Lors de l’annonce de la sélection de la quinzaine des réalisateurs du dernier Festival de Cannes, la présence de Kung Fury fut remarquée comme une ouverture vers un autre cinéma : de genre, fauché, plus à destination d’un public geek que de l’habituel peuple cannois, rarement bienveillant envers tout ce qui gravite à la marge d’un certain cinéma auteurisé.
In your balls !
Avant de débarquer sur la croisette, le court-métrage Kung Fury du suédois David Sandberg avait largement fait parler de lui sur le web puisqu’il a été essentiellement financé par une campagne kickstarter. Après le buzz de sa bande-annonce totalement what the fuck puis d’un clip musical trusté par un David Hasselhoff en grande forme, le film que l’on annonçait comme l’un des événements à ne pas manquer du dernier Festival de Cannes y est passé finalement un peu inaperçu. C’est finalement lors de sa diffusion gratuite sur internet que nous avons pu découvrir ce grand n’importe quoi orchestré de mains de maître.
Après avoir été frappé par la foudre et mordu par un serpent – en même temps – un jeune policier – un mélange entre Johnny Depp et Mark Dacascos – devient un super-combattant maître en Kung Fu et en répliques qui claquent : le Kung Fury. Il est chargé de rétablir l’ordre dans sa ville en bottant le cul des méchants, mais aussi des bornes d’arcades vivantes. Un jour, après avoir quitté son job de flic parce qu’on lui avait filé un co-équipier Tricératops, il prend conscience qu’il doit remonter le temps et aller au source du mal. Son but ? Vaincre le maître Kung Fu nommé Adolf Hitler et qui se fait appeler le Kung Fürher. Aidé par Hackerman, le plus grand Hacker de tous les temps, accessoirement fabricant express de machine à remonter dans le temps, il se lance dans son aventure et remonte les ans. Comme une aventure spatio-temporelle au cinéma se déroule rarement sans accrocs, Kung Fury se retrouve téléporté trop loin dans le temps, à une époque étonnante et inconnue des livres d’histoire, où les vikings chevauchent des dinosaures et se baladent dans le Valhalla peinard, mitraillettes en bandoulière.
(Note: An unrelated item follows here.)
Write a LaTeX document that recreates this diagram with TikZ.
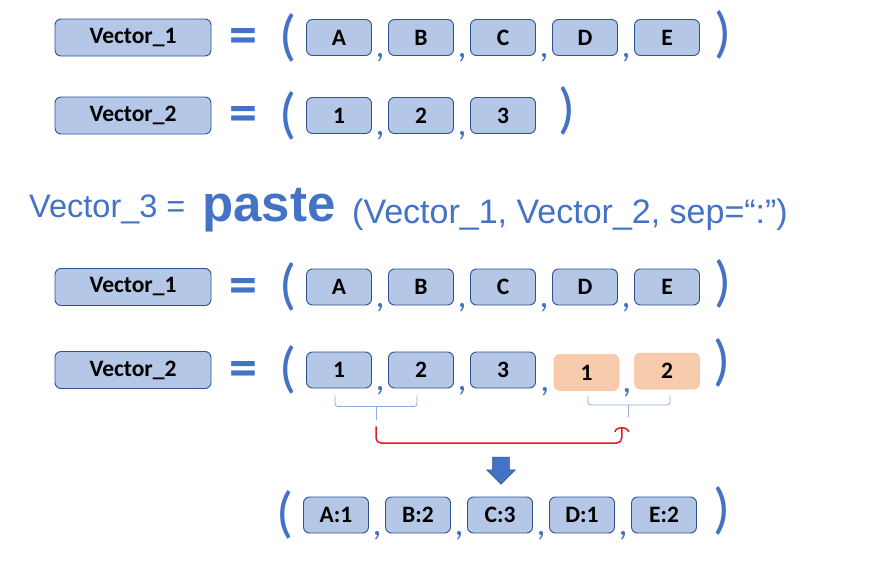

A grand renfort d’effets numériques, pyrotechniques et gores volontairement approximatifs – leur réalisation ne l’est pas du tout, il y’a un réel travail de titan derrière la création de ce film – le film convoque toute une galerie de personnages loufoques et kitsch : du dieu viking Thor, en passant par des Raptors-Lasers ou encore un aigle nazi géant et robotique. Vibrant hommage au cinéma bas de gamme de l’ère VHS des années 80 – l’un des running-gag est d’ailleurs de modifier la qualité d’image du film pour donner au spectateur l’impression qu’il regarde une VHS usée sur un magnétoscope poussiéreux – le film tire sa force dans sa capacité assez déroutante à faire revivre une patine que l’on croyait disparu depuis vingt an. L’autre richesse du film et de ne pas se cantonais (rires dans l’audience) au simple pastiche de film de kung-fu fauché. Tous les sous-genres y passent en réalité : le body cops movie bas de gamme, la science fiction approximative, le cinéma d’exploitation de guerre, le péplum bad-ass façon Connard Le Barbant, le dinosaur movie et j’en passe…
Même si l’on ne niera pas avoir franchement ri pendant une bonne partie du film, on accordera tout de même qu’à la longue, le filon s’épuise. Difficile donc d’imaginer qu’une aventure de Kung Fury puisse donner à l’avenir un long-métrage culte et drôle de bout en bout – Robert Rodriguez s’était déjà cassé quelques dents avec, dans le même style, sa saga Machete, qui peinait déjà à pleinement convaincre sur la longueur. On préfère considérer ce petit court-métrage totalement barré comme un voyage dans le temps, et comme l’un des plus bel hold-up d’un cinéma non-auteurisé sur le microcosme cannois depuis plusieurs années.